Für die Ansicht des BFG spricht weiters, dass der Empfänger der Dividende ab dem Realisationszeitpunkt über die Ausschüttungsforderung – als selbstständiges Wirtschaftsgut – verfügen kann. Das bedeutet, dass er sich gegen etwaige Kursschwankungen absichern kann und ihm sogar die Möglichkeit der Veräußerung offensteht, weswegen sich die im Endeffekt realisierten Fremdwährungsergebnisse nicht zwingend auf den Dividendenempfänger, dem im Realisationszeitpunkt die Beteiligungsertragsbefreiung des § 10 KStG 1988 zugutekam, auswirken. Zudem kann eine Parallele zur steuerlichen Handhabung von Wechselkursverlusten iZm Fremdwährungskrediten gezogen werden. Es besteht zwischen einer Dividendenforderung und dem Fremdwährungsergebnis ein engerer Zusammenhang als zwischen den Fremdwährungsergebnissen und einem Fremdwährungskredit (zB zur Finanzierung der Anschaffung einer internationalen Schachtelbeteiligung). Fremdwährungsverluste aus Krediten werden vom VwGH als Betriebsausgaben angesehen, da der Fremdwährungskredit zum Betriebsvermögen gehört und keinen unmittelbar wirtschaftlichen Zusammenhang zu einer sich ebenfalls im Betriebsvermögen befindenden internationalen Schachtelbeteiligung aufweist (VwGH 28. 10. 2009, 2008/15/0051). Erträge aus Dividenden werden im Aktivierungszeitpunkt auf jeden Fall realisiert, wohingegen es für den Eintritt von Kursgewinnen und -verlusten auf die Marktentwicklung ankommt. Aufgrund dessen mangelt es bei der Ermittlung des Gewinnes mittels eines Betriebsvermögensvergleichs dem Eintritt der Kursergebnisse an der, für den VwGH (VwGH 28. 10. 2009, 2008/15/0051) relevanten, Zwangsläufigkeit (Mechtler, Realisationszeitpunkt ausländischer Dividenden, ÖStZ 2016, 264 [269 f]).

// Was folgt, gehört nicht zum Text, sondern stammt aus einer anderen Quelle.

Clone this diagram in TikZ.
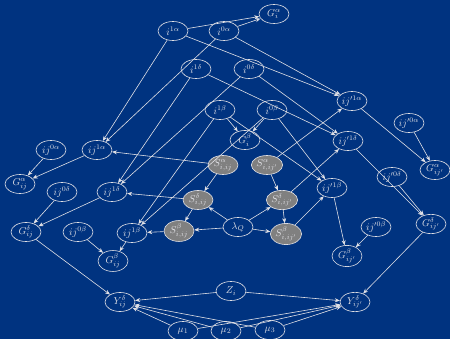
\documentclass[tikz,border=0pt]{standalone}
\usepackage{amsmath,amssymb}
\usepackage{tikz}
\usetikzlibrary{shapes.geometric,arrows.meta}
\usepackage{xcolor}
\definecolor{bgblue}{RGB}{0,51,128}
\definecolor{edge}{RGB}{225,225,230}
\definecolor{latent}{RGB}{128,128,128}

\begin{document}
\begin{tikzpicture}[x=1pt,y=-1pt,>={Stealth[length=5pt,width=4pt]},
  var/.style={ellipse,draw=edge,text=edge,inner sep=0.5pt,minimum width=30pt,minimum height=19pt},
  svar/.style={var,fill=latent},
  every path/.style={edge,semithick}]
\fill[bgblue] (0,0) rectangle (450,339);
\useasboundingbox (0,0) rectangle (450,339);
% subject level
\node[var] (i1a) at (173,31) {$i^{1\alpha}$};
\node[var] (i0a) at (224,31) {$i^{0\alpha}$};
\node[var] (Gai) at (274,14) {$G^{\alpha}_{i}$};
\node[var] (i1d) at (196,69) {$i^{1\delta}$};
\node[var] (i0d) at (249,69) {$i^{0\delta}$};
\node[var] (i1b) at (220,110) {$i^{1\beta}$};
\node[var] (i0b) at (272,110) {$i^{0\beta}$};
\node[var] (Gbi) at (245,140) {$G^{\beta}_{i}$};
% pair ij
\node[var] (ij0a) at (51,150) {$ij^{0\alpha}$};
\node[var] (ij1a) at (97,150) {$ij^{1\alpha}$};
\node[var] (Gaij) at (20,184) {$G^{\alpha}_{ij}$};
\node[var] (ij0d) at (62,192) {$ij^{0\delta}$};
\node[var] (ij1d) at (112,192) {$ij^{1\delta}$};
\node[var] (Gdij) at (26,232) {$G^{\delta}_{ij}$};
\node[var] (ij0b) at (78,232) {$ij^{0\beta}$};
\node[var] (ij1b) at (132,233) {$ij^{1\beta}$};
\node[var] (Gbij) at (113,261) {$G^{\beta}_{ij}$};
% pair ij'
\node[var] (ijp1a) at (352,101) {$ij'^{1\alpha}$};
\node[var] (ijp0a) at (409,123) {$ij'^{0\alpha}$};
\node[var] (Gaijp) at (435,170) {$G^{\alpha}_{ij'}$};
\node[var] (ijp1d) at (348,141) {$ij'^{1\delta}$};
\node[var] (ijp0d) at (392,177) {$ij'^{0\delta}$};
\node[var] (Gdijp) at (431,224) {$G^{\delta}_{ij'}$};
\node[var] (ijp1b) at (332,188) {$ij'^{1\beta}$};
\node[var] (ijp0b) at (376,227) {$ij'^{0\beta}$};
\node[var] (Gbijp) at (347,256) {$G^{\beta}_{ij'}$};
% selection
\node[svar] (Saij) at (223,165) {$S^{\alpha}_{i,ij}$};
\node[svar] (Sapij) at (267,165) {$S^{\alpha}_{i,ij'}$};
\node[svar] (Sdij) at (198,200) {$S^{\delta}_{i,ij}$};
\node[svar] (Sdpij) at (282,200) {$S^{\delta}_{i,ij'}$};
\node[svar] (Sbij) at (179,231) {$S^{\beta}_{i,ij}$};
\node[svar] (Sbpij) at (286,234) {$S^{\beta}_{i,ij'}$};
\node[var] (lam) at (238,227) {$\lambda_Q$};
% outcomes
\node[var] (Z) at (231,291) {$Z_i$};
\node[var] (Yij) at (120,302) {$Y^{\delta}_{ij}$};
\node[var] (Yijp) at (355,302) {$Y^{\delta}_{ij'}$};
\node[var] (mu1) at (183,331) {$\mu_1$};
\node[var] (mu2) at (226,331) {$\mu_2$};
\node[var] (mu3) at (270,330) {$\mu_3$};

\foreach \a/\b in {i1a/Gai,i0a/Gai,i1b/Gbi,i0b/Gbi,
  i1a/ij1a,i0a/ij1a,i1a/ijp1a,i0a/ijp1a,
  i1d/ij1d,i0d/ij1d,i1d/ijp1d,i0d/ijp1d,
  i1b/ij1b,i0b/ij1b,i1b/ijp1b,i0b/ijp1b,
  Saij/ij1a,Sapij/ijp1a,Sdij/ij1d,Sdpij/ijp1d,Sbij/ij1b,Sbpij/ijp1b,
  Saij/Sdij,Sdij/Sbij,Sapij/Sdpij,Sdpij/Sbpij,
  lam/Sdij,lam/Sbij,lam/Sdpij,lam/Sbpij,
  ij0a/Gaij,ij1a/Gaij,ij0d/Gdij,ij1d/Gdij,ij0b/Gbij,ij1b/Gbij,
  ijp0a/Gaijp,ijp1a/Gaijp,ijp0d/Gdijp,ijp1d/Gdijp,ijp0b/Gbijp,ijp1b/Gbijp,
  Gdij/Yij,Gdijp/Yijp,Z/Yij,Z/Yijp,
  mu1/Yij,mu2/Yij,mu3/Yij,mu1/Yijp,mu2/Yijp,mu3/Yijp}
  \draw[->] (\a) -- (\b);
\end{tikzpicture}
\end{document}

Im Erkenntnis des BFG wurde angesprochen, dass die belangte Behörde evtl argumentieren könnte, dass die Entscheidung des VwGH vom 28. 10. 2009, 29/15/0051 sich auf die vor dem Steuerreformgesetz 2005 (StRefG 2005) geltende Gesetzeslage bezieht. Dieses Argument wird jedoch dadurch entkräftet, dass der VwGH auch nach dem StRefG 2005 dieselbe Rechtsprechungslinie beibehalten hat (vgl VwGH 22. 6. 2002, Ra 2021/13/0149).
Entgegen der Ansicht des BFG stellt Beiser auf den Ausschüttungstag und somit den tatsächlichen Ausschüttungswert an diesem Tag für die Steuerfreiheit ab. Bis zu dem Ausschüttungszeitpunkt sind Fremdwährungsergebnisse somit steuerfrei. Erst nach dem Ausschüttungszeitpunkt anfallende Fremdwährungsgewinne oder -verluste sind als von der Ausschüttung unabhängige Veranlagungsentscheidungen anzusehen und somit steuerwirksam zu behandeln. Ziel der internationalen Schachtelbeteiligung sei nämlich die Vermeidung einer doppelten Körperschaftsteuerlast für Ausschüttungen (Beiser, Die internationale Schachtelbefreiung bei Fremdwährungen, SWK 2012, 28 [28 f]). Die KStR 2001 teilen die Ansicht von Beiser und stellen ebenfalls im Hinblick auf die Umrechnung des Devisengeldkurses auf den Ausschüttungszeitpunkt ab. (KStR 2001 Rz 515).
König schließt sich weitgehend den Meinungen von Beiser und der Finanzverwaltung an, jedoch ist er der Ansicht, dass sich sowohl die Steuerbefreiung von Kursgewinnen als auch die steuerliche Nicht-Abzugsfähigkeit von Kursverlusten aus der Befreiungsbestimmung des § 10 Abs 1 KStG 1988 ergibt, welcher weit zu interpretieren ist (König, Beteiligungsertragsbefreiung und Fremdwährungsergebnisse, SWK 2013, 386 [387 ff]).
Angesichts dieser kontrovers geführten Debatte könnte die höchstgerichtliche Entscheidung, die jetzt durch die ergriffene Amtsrevision zu erwarten ist, endlich für die gebotene Rechtssicherheit sorgen.